Jose Mourinho recently said at a post-match press conference in Dublin that Neymar wasn’t an expensive signing.
That statement turned more heads than a Kardashian in a convent, but as much as it pains us to admit it, he’s not wrong.
As a consequence of the recent transfer extravaganza that has enveloped the European game, academy football will – and perhaps already has – become little more than a PR stunt for clubs’ community work.
The notion that any player costing £195m could be considered a bargain should be enough to make you boil your own head.
Such is the gross nature of the modern game that endorsement, sponsorships, merchandise sales and, potentially, increased ticket prices will compensate for a transfer fee that might even appear insignificant by this time next year.
Coaches are brought in to provide instant success. But in fact the dodgy Mexican telenovela that is the managerial merry-go-round has in itself become a wildly popular narrative acted out in front of a global audience.
The need for stability is being undermined by the need to keep up with the Joneses – the Joneses in this case being a golden horde of kooky, mega-spending billionaires with little else on which to spend their time and money.
Academy systems allow clubs to mould players in the image of a specific club; this is, and always has been, the benefit of such pursuits.
This alleviates the dreaded ‘settling in’ period that players need when they move to a new country and adapt to the associated style of football.
Back in 2012, in spite of their fireplace-hating chairman (or perhaps as a result of his parsimony) Newcastle United tried to show us all the way, but somehow ended up giving Alan Pardew an eight-year contract.
Even Venky’s, the misguided chicken-merchants who serve as owners of Blackburn, would be hard-pressed to compete with such stupidity. Perhaps, then, the powers-that-be are justified in their obsession with quick managerial turnovers.
(On the other hand, have YOU danced on the Wembley touchline with the suggestive hip-work of a handsy Texan uncle at a family wedding?)
Football clubs in a position to develop academies will no longer pride themselves as cornerstones for promoting the talented youth in a given area.
Marcus Rashford was born about seven miles away from Old Trafford. His inclusion in Manchester United squads was hailed as something of a once-in-a-lifetime phenomenon – yet a certain documentary detailing United’s fabled ‘Class of ’92’ had been released eighteen months prior to this.
Until such a time when football hipsters are satisfied with the re-implementation of local youth into senior sides rather than the acquisition of an unkown trequartista from the Netherlands, the ‘fad’ of locality will have to wait its turn.

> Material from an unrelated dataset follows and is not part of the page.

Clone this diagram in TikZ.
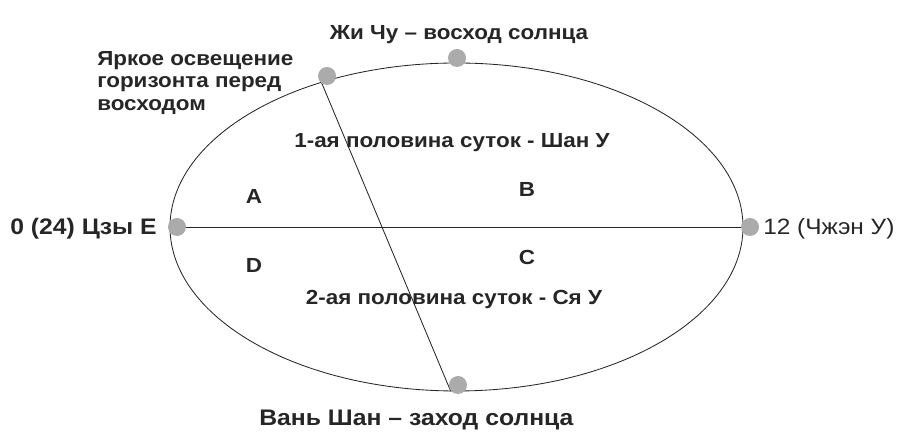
\documentclass[tikz,border=0pt]{standalone}
\usepackage{fontspec}
\setmainfont{Liberation Sans}[FakeStretch=1.1]
\usetikzlibrary{shapes.geometric}

\begin{document}
\begin{tikzpicture}[every node/.style={font=\fontsize{14.5}{16.3}\selectfont\bfseries, text=black!85},
  sun/.style={circle, fill=black!33, inner sep=0pt, minimum size=0.45cm},
  thinline/.style={line width=0.6pt, black!85}]
  \useasboundingbox (0,0) rectangle (22.8,11.15);

  % day circle and its two axes
  \node[ellipse, draw, thinline, inner sep=0pt, minimum width=14.325cm, minimum height=8.2cm] (day) at (11.4125,5.475) {};
  \draw[thinline] (day.west) -- (day.east);
  \draw[thinline] (day.133.3) -- (day.268.4);

  \node[sun] (zichu) at (11.425,9.7) {};
  \node[sun] (dawn) at (8.175,9.25) {};
  \node[sun] (ziye) at (4.425,5.475) {};
  \node[sun] (zhengwu) at (18.75,5.475) {};
  \node[sun] (wanshan) at (11.45,1.525) {};

  \node at (11.475,10.275) {Жи Чу – восход солнца};
  \node[anchor=west, align=left, inner sep=0pt] (dawntext) at (2.425,9.075) {Яркое освещение\\горизонта перед\\восходом};
  \node at (11.3,7.575) {1-ая половина суток - Шан У};
  \node at (11.35,3.65) {2-ая половина суток - Ся У};
  \node[anchor=east, inner sep=0pt, font=\fontsize{16}{18}\selectfont\bfseries] (ziyetext) at (3.925,5.425) {0 (24) Цзы Е};
  \node[anchor=west, inner sep=0pt, font=\fontsize{15.8}{18}\selectfont] (zhengwutext) at (19.075,5.425) {12 (Чжэн У)};
  \node[font=\fontsize{16}{18}\selectfont\bfseries] at (10.41,0.65) {Вань Шан – заход солнца};

  \node (qa) at (6.35,6.25) {A};
  \node (qb) at (13.175,6.425) {B};
  \node (qc) at (13.175,4.725) {C};
  \node (qd) at (6.35,4.525) {D};
\end{tikzpicture}
\end{document}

The Red Sox-Indians game currently is in an L.L. Bean rain delay at Fenway Park. Stay tuned for updates. pic.twitter.com/avGvHCkGON
— NESN (@NESN) August 2, 2017
While many of us scoff at MLS for their ‘franchise’ models and are rightly taken aback at a sponsored rain-delay during a baseball game, it’s worth remembering that people own Manchester United egg cups, Liverpool bins, Chelsea dartboards and Arsenal Playstation-covers.
We’re not a million miles away from that. The globalisation of football is down to all of us, and we’re in a rat race.
Ironically in a post-Brexit landscape, the concept of academy products entering first team squads in the Premier League is in danger of becoming foreign.